begin Supplied information

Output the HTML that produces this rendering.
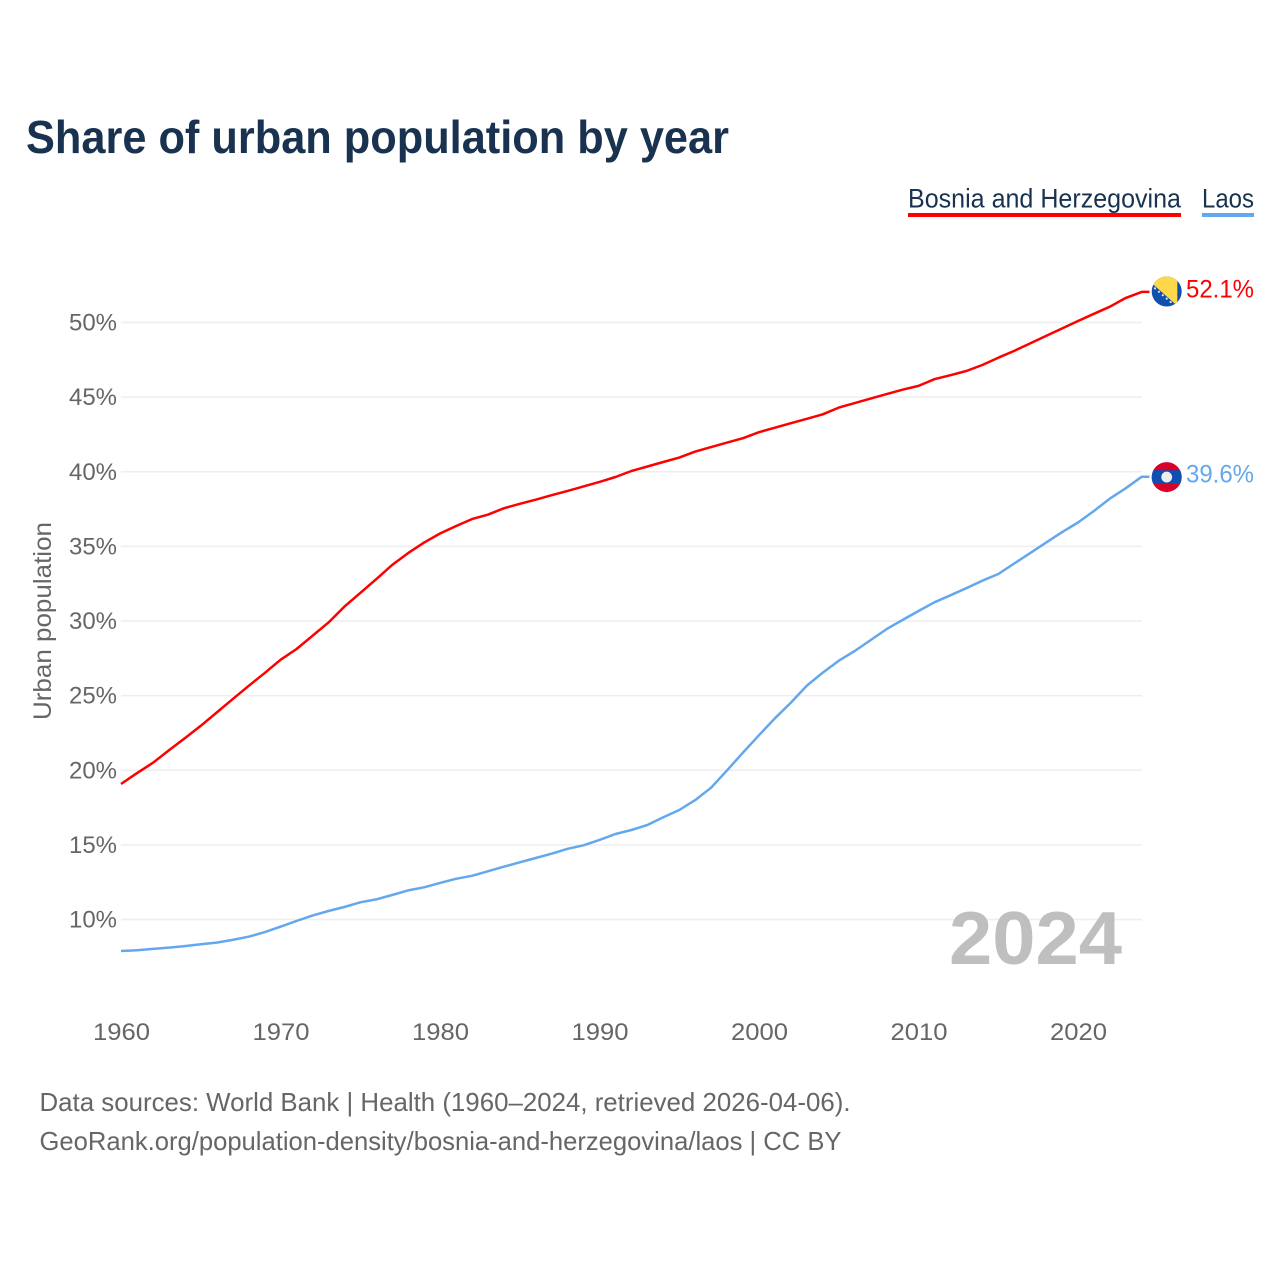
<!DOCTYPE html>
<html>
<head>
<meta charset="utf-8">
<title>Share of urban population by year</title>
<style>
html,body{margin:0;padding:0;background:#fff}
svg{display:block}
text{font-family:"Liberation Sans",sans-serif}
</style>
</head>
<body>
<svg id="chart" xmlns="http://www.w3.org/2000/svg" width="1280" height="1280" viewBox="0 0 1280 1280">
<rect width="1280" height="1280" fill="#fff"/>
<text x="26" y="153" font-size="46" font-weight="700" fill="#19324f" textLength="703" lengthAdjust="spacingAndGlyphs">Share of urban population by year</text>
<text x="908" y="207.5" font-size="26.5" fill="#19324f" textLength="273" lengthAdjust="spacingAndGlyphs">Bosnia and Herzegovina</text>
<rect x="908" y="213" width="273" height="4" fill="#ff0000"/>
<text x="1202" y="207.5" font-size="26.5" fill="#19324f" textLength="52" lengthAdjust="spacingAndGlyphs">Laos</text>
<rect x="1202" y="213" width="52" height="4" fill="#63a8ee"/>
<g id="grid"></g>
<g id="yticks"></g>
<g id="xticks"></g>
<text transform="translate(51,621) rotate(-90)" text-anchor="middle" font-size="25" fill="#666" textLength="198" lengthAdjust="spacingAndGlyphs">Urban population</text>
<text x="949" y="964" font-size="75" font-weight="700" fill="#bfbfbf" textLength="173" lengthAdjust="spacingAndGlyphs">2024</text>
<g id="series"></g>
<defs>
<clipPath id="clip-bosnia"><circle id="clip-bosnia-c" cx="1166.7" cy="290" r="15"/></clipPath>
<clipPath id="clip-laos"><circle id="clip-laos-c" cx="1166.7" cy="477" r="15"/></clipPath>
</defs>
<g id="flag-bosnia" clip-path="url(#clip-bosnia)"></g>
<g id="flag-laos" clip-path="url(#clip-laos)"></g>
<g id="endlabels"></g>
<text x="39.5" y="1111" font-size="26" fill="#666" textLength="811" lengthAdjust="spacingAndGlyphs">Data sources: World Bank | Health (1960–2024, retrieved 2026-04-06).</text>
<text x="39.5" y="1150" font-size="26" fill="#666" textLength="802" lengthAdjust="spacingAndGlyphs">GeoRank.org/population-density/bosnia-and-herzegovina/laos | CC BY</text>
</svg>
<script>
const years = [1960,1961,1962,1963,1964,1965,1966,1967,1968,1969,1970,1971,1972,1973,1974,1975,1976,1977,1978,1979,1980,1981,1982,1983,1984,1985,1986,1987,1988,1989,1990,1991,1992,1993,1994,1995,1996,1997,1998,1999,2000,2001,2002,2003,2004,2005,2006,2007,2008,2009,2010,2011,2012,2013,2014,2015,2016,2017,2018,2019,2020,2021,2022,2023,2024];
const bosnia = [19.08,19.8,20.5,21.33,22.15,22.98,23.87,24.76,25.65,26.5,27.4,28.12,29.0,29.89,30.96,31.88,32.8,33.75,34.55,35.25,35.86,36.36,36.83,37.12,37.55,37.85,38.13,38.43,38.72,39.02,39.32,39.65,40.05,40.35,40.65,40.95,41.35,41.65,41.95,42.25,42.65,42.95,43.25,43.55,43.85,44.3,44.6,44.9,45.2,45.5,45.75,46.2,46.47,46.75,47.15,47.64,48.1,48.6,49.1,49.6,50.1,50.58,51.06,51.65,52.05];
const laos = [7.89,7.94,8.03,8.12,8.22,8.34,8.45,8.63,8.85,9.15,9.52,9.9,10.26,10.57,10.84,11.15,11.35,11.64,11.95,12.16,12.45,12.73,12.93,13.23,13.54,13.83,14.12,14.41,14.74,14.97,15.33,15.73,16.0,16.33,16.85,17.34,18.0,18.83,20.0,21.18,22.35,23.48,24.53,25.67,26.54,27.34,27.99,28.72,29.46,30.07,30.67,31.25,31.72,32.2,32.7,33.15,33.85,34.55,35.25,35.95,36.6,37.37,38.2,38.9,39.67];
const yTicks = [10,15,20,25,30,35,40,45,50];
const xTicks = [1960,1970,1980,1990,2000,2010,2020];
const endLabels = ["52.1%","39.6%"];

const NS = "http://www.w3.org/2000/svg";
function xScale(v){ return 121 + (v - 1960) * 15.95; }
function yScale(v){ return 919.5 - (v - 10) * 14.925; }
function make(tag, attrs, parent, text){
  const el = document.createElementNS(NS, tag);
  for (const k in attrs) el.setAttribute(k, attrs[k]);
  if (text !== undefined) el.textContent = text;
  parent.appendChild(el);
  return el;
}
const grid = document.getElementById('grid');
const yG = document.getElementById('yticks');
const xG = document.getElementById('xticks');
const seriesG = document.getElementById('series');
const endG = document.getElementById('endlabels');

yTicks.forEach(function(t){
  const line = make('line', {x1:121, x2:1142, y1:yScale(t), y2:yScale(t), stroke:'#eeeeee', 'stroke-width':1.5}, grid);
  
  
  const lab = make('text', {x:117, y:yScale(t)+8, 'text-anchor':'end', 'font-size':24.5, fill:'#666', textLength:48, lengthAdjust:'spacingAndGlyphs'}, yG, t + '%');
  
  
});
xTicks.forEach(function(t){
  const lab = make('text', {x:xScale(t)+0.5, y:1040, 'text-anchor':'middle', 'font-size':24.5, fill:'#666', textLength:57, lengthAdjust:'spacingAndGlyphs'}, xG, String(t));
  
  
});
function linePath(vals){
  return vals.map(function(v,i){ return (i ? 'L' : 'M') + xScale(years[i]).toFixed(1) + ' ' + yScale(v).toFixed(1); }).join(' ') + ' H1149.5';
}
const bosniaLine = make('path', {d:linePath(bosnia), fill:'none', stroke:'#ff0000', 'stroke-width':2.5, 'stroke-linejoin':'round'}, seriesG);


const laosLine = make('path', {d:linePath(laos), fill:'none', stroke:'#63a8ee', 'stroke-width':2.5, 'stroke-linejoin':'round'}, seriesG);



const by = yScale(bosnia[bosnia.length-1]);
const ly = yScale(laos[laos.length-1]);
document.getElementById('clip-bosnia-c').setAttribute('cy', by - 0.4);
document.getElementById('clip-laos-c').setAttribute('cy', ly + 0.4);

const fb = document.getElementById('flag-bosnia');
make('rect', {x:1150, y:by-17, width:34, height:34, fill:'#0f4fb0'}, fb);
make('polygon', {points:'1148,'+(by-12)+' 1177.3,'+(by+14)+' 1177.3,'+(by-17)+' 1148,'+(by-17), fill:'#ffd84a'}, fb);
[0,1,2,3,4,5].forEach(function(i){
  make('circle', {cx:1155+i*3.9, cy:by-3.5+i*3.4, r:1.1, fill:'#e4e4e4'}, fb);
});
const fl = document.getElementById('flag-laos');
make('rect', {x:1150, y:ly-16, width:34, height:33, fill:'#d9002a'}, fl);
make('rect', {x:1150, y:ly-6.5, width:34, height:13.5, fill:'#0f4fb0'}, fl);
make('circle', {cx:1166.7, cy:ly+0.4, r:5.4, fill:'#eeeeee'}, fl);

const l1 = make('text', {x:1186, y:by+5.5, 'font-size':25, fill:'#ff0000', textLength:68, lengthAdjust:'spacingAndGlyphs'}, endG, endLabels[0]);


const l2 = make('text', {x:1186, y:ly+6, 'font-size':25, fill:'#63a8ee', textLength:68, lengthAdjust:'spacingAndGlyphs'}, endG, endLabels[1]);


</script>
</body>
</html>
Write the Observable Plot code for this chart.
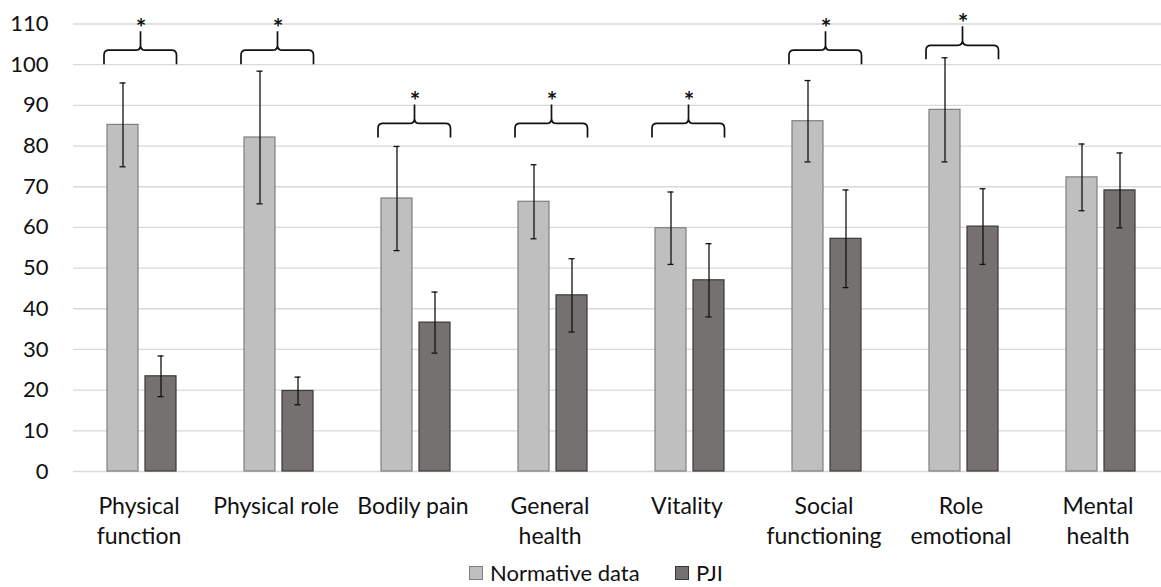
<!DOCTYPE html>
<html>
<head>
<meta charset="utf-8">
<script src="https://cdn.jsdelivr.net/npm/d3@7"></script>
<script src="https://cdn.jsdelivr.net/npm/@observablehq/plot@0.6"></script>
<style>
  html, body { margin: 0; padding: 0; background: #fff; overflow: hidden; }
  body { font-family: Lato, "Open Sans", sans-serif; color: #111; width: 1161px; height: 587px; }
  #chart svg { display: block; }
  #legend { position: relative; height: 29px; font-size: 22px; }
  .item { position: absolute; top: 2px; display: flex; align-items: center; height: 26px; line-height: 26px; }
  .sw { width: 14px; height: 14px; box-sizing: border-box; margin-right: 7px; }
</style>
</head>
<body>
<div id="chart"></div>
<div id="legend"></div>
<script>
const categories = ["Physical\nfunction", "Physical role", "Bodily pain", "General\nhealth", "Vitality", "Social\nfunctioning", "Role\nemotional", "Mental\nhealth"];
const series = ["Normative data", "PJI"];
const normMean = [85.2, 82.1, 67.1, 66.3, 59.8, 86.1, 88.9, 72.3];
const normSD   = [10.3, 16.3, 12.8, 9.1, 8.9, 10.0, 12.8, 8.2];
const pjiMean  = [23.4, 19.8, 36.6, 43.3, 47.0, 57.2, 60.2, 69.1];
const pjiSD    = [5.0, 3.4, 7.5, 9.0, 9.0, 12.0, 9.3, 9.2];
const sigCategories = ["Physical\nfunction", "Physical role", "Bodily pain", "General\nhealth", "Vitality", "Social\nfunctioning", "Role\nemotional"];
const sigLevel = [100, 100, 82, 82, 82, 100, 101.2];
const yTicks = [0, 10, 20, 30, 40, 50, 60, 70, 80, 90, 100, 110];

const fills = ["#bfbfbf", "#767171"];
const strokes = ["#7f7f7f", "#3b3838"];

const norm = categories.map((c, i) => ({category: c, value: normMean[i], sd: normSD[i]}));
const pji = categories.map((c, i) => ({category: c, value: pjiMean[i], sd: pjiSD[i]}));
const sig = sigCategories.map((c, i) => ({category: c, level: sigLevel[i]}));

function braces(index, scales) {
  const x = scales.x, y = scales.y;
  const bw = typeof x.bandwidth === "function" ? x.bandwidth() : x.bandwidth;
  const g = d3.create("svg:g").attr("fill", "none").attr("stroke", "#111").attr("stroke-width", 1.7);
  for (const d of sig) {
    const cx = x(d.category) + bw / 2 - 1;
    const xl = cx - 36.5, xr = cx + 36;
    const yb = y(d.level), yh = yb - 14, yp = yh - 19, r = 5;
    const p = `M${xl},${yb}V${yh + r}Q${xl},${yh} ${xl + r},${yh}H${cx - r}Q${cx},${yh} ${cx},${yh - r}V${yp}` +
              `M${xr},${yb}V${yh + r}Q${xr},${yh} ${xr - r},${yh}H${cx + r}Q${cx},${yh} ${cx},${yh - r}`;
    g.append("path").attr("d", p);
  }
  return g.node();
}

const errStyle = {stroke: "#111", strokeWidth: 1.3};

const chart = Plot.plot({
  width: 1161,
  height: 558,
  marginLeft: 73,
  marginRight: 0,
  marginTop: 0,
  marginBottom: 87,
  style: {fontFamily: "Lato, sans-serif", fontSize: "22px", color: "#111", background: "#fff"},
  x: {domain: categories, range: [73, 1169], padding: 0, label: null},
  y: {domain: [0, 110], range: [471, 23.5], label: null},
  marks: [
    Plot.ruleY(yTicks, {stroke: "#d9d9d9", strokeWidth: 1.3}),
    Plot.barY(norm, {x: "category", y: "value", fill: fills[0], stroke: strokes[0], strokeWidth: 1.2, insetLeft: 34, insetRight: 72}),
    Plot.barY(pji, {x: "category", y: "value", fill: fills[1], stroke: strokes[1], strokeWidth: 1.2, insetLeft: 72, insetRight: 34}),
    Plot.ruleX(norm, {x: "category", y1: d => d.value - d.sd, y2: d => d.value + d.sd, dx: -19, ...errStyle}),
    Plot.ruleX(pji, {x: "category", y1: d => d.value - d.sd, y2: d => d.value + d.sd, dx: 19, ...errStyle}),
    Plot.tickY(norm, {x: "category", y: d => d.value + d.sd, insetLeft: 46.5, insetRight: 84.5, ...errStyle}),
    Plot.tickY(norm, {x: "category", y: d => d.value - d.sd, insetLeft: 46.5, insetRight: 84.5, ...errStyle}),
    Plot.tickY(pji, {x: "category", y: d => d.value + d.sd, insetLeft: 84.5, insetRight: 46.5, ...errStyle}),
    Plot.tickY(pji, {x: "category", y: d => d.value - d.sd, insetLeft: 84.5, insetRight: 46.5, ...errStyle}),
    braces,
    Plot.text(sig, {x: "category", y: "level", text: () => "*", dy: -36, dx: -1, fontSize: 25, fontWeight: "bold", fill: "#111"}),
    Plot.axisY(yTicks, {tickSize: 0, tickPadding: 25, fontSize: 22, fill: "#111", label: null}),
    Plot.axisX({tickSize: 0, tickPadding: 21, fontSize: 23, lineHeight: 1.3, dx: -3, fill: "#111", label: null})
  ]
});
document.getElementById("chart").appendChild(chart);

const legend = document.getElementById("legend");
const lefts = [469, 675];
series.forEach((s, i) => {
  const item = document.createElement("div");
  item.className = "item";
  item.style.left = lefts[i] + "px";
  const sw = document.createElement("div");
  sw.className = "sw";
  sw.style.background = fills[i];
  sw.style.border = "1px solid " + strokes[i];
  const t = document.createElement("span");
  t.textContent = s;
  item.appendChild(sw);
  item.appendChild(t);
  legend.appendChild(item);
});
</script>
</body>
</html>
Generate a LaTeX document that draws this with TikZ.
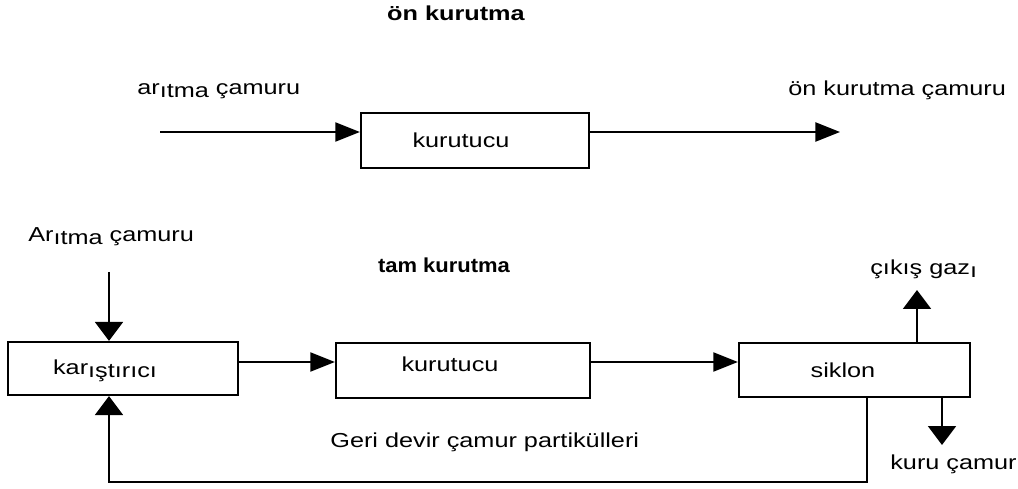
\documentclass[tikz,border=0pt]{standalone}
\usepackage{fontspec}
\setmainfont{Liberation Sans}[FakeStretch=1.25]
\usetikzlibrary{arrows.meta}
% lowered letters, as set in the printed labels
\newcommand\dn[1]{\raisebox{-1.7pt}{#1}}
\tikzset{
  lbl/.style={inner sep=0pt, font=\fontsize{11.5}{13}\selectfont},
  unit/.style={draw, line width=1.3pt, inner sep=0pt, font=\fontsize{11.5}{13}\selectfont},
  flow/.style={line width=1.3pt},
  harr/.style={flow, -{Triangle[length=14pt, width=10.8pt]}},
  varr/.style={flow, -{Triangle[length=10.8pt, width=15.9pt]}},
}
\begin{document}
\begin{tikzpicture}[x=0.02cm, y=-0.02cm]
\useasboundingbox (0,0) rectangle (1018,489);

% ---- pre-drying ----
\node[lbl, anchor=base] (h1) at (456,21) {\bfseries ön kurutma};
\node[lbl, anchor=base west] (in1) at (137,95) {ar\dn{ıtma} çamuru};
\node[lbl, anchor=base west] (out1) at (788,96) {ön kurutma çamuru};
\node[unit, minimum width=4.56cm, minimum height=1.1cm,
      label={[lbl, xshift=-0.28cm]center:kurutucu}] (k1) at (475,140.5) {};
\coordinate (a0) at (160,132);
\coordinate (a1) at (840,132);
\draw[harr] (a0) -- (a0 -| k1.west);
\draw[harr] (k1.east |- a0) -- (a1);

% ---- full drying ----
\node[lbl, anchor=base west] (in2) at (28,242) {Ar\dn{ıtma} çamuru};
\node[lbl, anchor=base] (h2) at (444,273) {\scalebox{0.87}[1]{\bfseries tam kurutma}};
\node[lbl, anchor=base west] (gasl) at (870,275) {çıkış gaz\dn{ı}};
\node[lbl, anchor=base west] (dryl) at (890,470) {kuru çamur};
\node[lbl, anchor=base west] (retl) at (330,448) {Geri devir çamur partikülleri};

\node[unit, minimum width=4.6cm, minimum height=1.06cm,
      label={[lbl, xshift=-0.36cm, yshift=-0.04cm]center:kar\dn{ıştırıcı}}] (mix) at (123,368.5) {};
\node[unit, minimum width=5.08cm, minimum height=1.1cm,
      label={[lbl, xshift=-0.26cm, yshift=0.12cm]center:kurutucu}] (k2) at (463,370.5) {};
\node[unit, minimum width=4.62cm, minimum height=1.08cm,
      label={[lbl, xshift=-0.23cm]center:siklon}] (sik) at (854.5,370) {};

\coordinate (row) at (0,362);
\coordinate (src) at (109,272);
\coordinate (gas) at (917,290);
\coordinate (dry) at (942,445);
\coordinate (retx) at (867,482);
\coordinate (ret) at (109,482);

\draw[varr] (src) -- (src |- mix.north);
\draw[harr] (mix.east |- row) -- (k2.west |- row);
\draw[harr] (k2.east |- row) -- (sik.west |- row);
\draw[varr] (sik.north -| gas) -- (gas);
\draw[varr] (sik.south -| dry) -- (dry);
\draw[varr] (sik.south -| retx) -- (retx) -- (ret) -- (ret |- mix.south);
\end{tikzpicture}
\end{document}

end Supplied information

Copy out every line with the word "chart".

Answer in full –
<svg id="chart" xmlns="http://www.w3.org/2000/svg" width="1280" height="1280" viewBox="0 0 1280 1280">
Write the Observable Plot code for this chart.
  #chart svg { display: block; }
<div id="chart"></div>
const chart = Plot.plot({
document.getElementById("chart").appendChild(chart);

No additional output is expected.